= Given problem =
Copy the listing below in full and skip every picture.
____
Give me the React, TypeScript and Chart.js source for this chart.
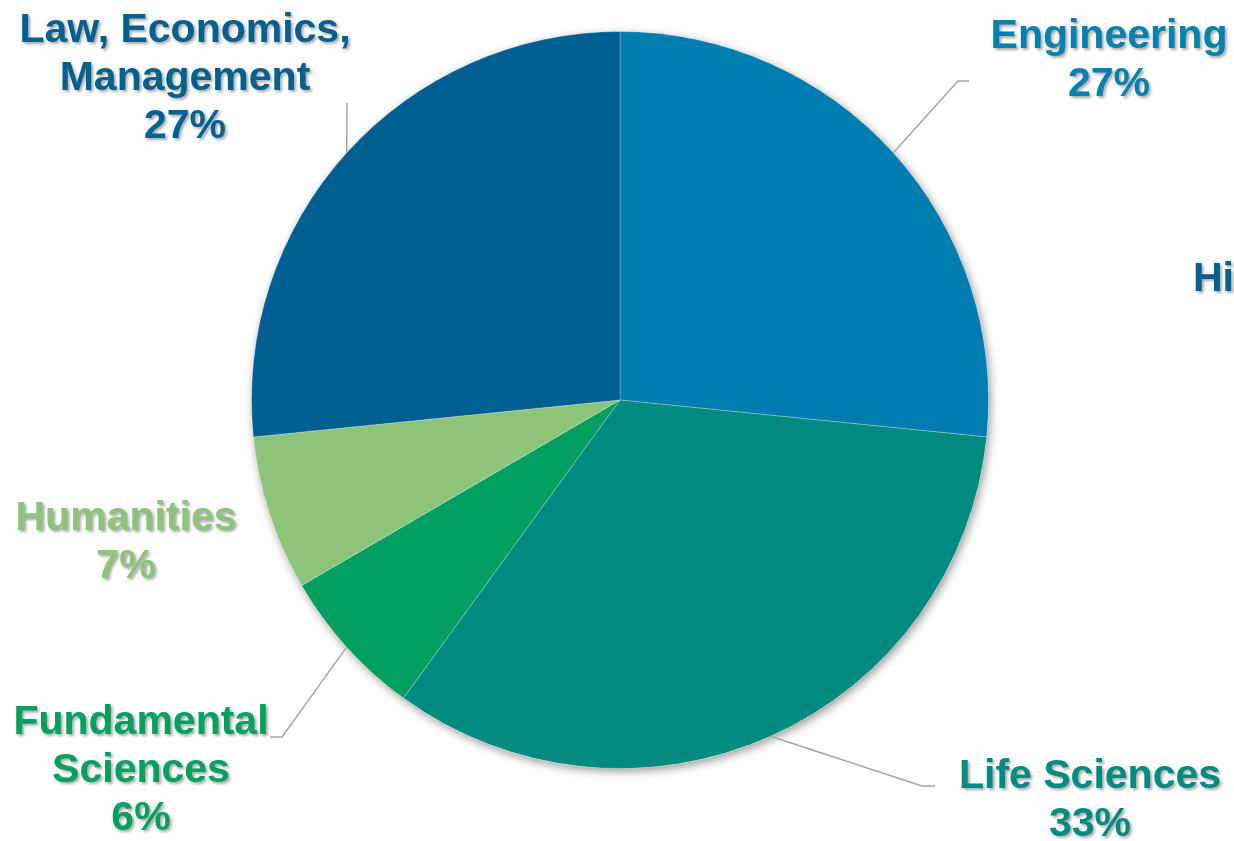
import React, { useEffect, useRef } from "react";
import { Chart, registerables } from "chart.js";

Chart.register(...registerables);

const categories = [
  "Engineering",
  "Life Sciences",
  "Fundamental Sciences",
  "Humanities",
  "Law, Economics, Management",
];
const shares = [26.6, 33.4, 6.6, 6.8, 26.6];
const shareLabels = ["27%", "33%", "6%", "7%", "27%"];
const labelLines = [
  ["Engineering"],
  ["Life Sciences"],
  ["Fundamental", "Sciences"],
  ["Humanities"],
  ["Law, Economics,", "Management"],
];
const sliceColors = ["#007DB0", "#008A80", "#009E5F", "#8DC47A", "#005F90"];
const labelColors = ["#0081B2", "#008A80", "#00A060", "#8DC47A", "#00608F"];
const titleText = "Higher Education";

// layout for labels: center x, first baseline, elbow, line end
const labelLayout = [
  { cx: 1109, y: 48, elbow: [958, 81], end: [969, 81] },
  { cx: 1090, y: 788, elbow: [922, 786], end: [935, 786] },
  { cx: 141, y: 734, elbow: [282, 737], end: [270, 737] },
  { cx: 126, y: 530, elbow: null, end: null },
  { cx: 185, y: 42, elbow: [347, 103], end: [347, 103] },
];

const pieShadow = {
  id: "pieShadow",
  beforeDatasetsDraw(chart: any) {
    const meta = chart.getDatasetMeta(0);
    const a = meta.data[0];
    if (!a) return;
    const ctx = chart.ctx;
    ctx.save();
    ctx.shadowColor = "rgba(0,0,0,0.4)";
    ctx.shadowBlur = 10;
    ctx.shadowOffsetX = 2;
    ctx.shadowOffsetY = 3;
    ctx.fillStyle = "#ffffff";
    ctx.beginPath();
    ctx.arc(a.x, a.y, a.outerRadius, 0, Math.PI * 2);
    ctx.fill();
    ctx.restore();
  },
};

const pieLabels = {
  id: "pieLabels",
  afterDatasetsDraw(chart: any) {
    const ctx = chart.ctx;
    const meta = chart.getDatasetMeta(0);
    ctx.save();
    meta.data.forEach((arc: any, i: number) => {
      const lay = labelLayout[i];
      if (!lay.elbow) return;
      const mid = (arc.startAngle + arc.endAngle) / 2;
      const sx = arc.x + Math.cos(mid) * arc.outerRadius;
      const sy = arc.y + Math.sin(mid) * arc.outerRadius;
      ctx.strokeStyle = "#A6A6A6";
      ctx.lineWidth = 1.5;
      ctx.beginPath();
      ctx.moveTo(sx, sy);
      ctx.lineTo(lay.elbow[0], lay.elbow[1]);
      ctx.lineTo(lay.end![0], lay.end![1]);
      ctx.stroke();
    });
    ctx.font = "bold 41px 'Liberation Sans', Arial, sans-serif";
    ctx.textAlign = "center";
    ctx.textBaseline = "alphabetic";
    ctx.shadowColor = "rgba(0,0,0,0.35)";
    ctx.shadowBlur = 3;
    ctx.shadowOffsetX = 2;
    ctx.shadowOffsetY = 2;
    meta.data.forEach((_arc: any, i: number) => {
      const lay = labelLayout[i];
      const lines = [...labelLines[i], shareLabels[i]];
      ctx.fillStyle = labelColors[i];
      lines.forEach((t, k) => {
        ctx.fillText(t, lay.cx, lay.y + k * 48);
      });
    });
    ctx.textAlign = "left";
    ctx.fillStyle = "#00608F";
    ctx.fillText(titleText, 1193, 291);
    ctx.restore();
  },
};

export default function App() {
  const ref = useRef<HTMLCanvasElement>(null);
  useEffect(() => {
    if (!ref.current) return;
    const chart = new Chart(ref.current, {
      type: "pie",
      data: {
        labels: categories,
        datasets: [
          {
            data: shares,
            backgroundColor: sliceColors,
            borderColor: "rgba(255,255,255,0.25)",
            borderWidth: 1,
          },
        ],
      },
      options: {
        responsive: false,
        animation: false,
        layout: { padding: { top: 31, bottom: 72, left: 251, right: 245 } },
        plugins: {
          legend: { display: false },
          tooltip: { enabled: false },
        },
      },
      plugins: [pieShadow, pieLabels],
    });
    return () => chart.destroy();
  }, []);
  return (
    <div style={{ position: "fixed", left: 0, top: 0, width: 1234, height: 841, background: "#fff" }}>
      <canvas ref={ref} width={1234} height={841} style={{ width: 1234, height: 841 }} />
    </div>
  );
}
____
= Task answer =
Give me the React, TypeScript and Chart.js source for this chart.
import React, { useEffect, useRef } from "react";
import { Chart, registerables } from "chart.js";

Chart.register(...registerables);

const categories = [
  "Engineering",
  "Life Sciences",
  "Fundamental Sciences",
  "Humanities",
  "Law, Economics, Management",
];
const shares = [26.6, 33.4, 6.6, 6.8, 26.6];
const shareLabels = ["27%", "33%", "6%", "7%", "27%"];
const labelLines = [
  ["Engineering"],
  ["Life Sciences"],
  ["Fundamental", "Sciences"],
  ["Humanities"],
  ["Law, Economics,", "Management"],
];
const sliceColors = ["#007DB0", "#008A80", "#009E5F", "#8DC47A", "#005F90"];
const labelColors = ["#0081B2", "#008A80", "#00A060", "#8DC47A", "#00608F"];
const titleText = "Higher Education";

// layout for labels: center x, first baseline, elbow, line end
const labelLayout = [
  { cx: 1109, y: 48, elbow: [958, 81], end: [969, 81] },
  { cx: 1090, y: 788, elbow: [922, 786], end: [935, 786] },
  { cx: 141, y: 734, elbow: [282, 737], end: [270, 737] },
  { cx: 126, y: 530, elbow: null, end: null },
  { cx: 185, y: 42, elbow: [347, 103], end: [347, 103] },
];

const pieShadow = {
  id: "pieShadow",
  beforeDatasetsDraw(chart: any) {
    const meta = chart.getDatasetMeta(0);
    const a = meta.data[0];
    if (!a) return;
    const ctx = chart.ctx;
    ctx.save();
    ctx.shadowColor = "rgba(0,0,0,0.4)";
    ctx.shadowBlur = 10;
    ctx.shadowOffsetX = 2;
    ctx.shadowOffsetY = 3;
    ctx.fillStyle = "#ffffff";
    ctx.beginPath();
    ctx.arc(a.x, a.y, a.outerRadius, 0, Math.PI * 2);
    ctx.fill();
    ctx.restore();
  },
};

const pieLabels = {
  id: "pieLabels",
  afterDatasetsDraw(chart: any) {
    const ctx = chart.ctx;
    const meta = chart.getDatasetMeta(0);
    ctx.save();
    meta.data.forEach((arc: any, i: number) => {
      const lay = labelLayout[i];
      if (!lay.elbow) return;
      const mid = (arc.startAngle + arc.endAngle) / 2;
      const sx = arc.x + Math.cos(mid) * arc.outerRadius;
      const sy = arc.y + Math.sin(mid) * arc.outerRadius;
      ctx.strokeStyle = "#A6A6A6";
      ctx.lineWidth = 1.5;
      ctx.beginPath();
      ctx.moveTo(sx, sy);
      ctx.lineTo(lay.elbow[0], lay.elbow[1]);
      ctx.lineTo(lay.end![0], lay.end![1]);
      ctx.stroke();
    });
    ctx.font = "bold 41px 'Liberation Sans', Arial, sans-serif";
    ctx.textAlign = "center";
    ctx.textBaseline = "alphabetic";
    ctx.shadowColor = "rgba(0,0,0,0.35)";
    ctx.shadowBlur = 3;
    ctx.shadowOffsetX = 2;
    ctx.shadowOffsetY = 2;
    meta.data.forEach((_arc: any, i: number) => {
      const lay = labelLayout[i];
      const lines = [...labelLines[i], shareLabels[i]];
      ctx.fillStyle = labelColors[i];
      lines.forEach((t, k) => {
        ctx.fillText(t, lay.cx, lay.y + k * 48);
      });
    });
    ctx.textAlign = "left";
    ctx.fillStyle = "#00608F";
    ctx.fillText(titleText, 1193, 291);
    ctx.restore();
  },
};

export default function App() {
  const ref = useRef<HTMLCanvasElement>(null);
  useEffect(() => {
    if (!ref.current) return;
    const chart = new Chart(ref.current, {
      type: "pie",
      data: {
        labels: categories,
        datasets: [
          {
            data: shares,
            backgroundColor: sliceColors,
            borderColor: "rgba(255,255,255,0.25)",
            borderWidth: 1,
          },
        ],
      },
      options: {
        responsive: false,
        animation: false,
        layout: { padding: { top: 31, bottom: 72, left: 251, right: 245 } },
        plugins: {
          legend: { display: false },
          tooltip: { enabled: false },
        },
      },
      plugins: [pieShadow, pieLabels],
    });
    return () => chart.destroy();
  }, []);
  return (
    <div style={{ position: "fixed", left: 0, top: 0, width: 1234, height: 841, background: "#fff" }}>
      <canvas ref={ref} width={1234} height={841} style={{ width: 1234, height: 841 }} />
    </div>
  );
}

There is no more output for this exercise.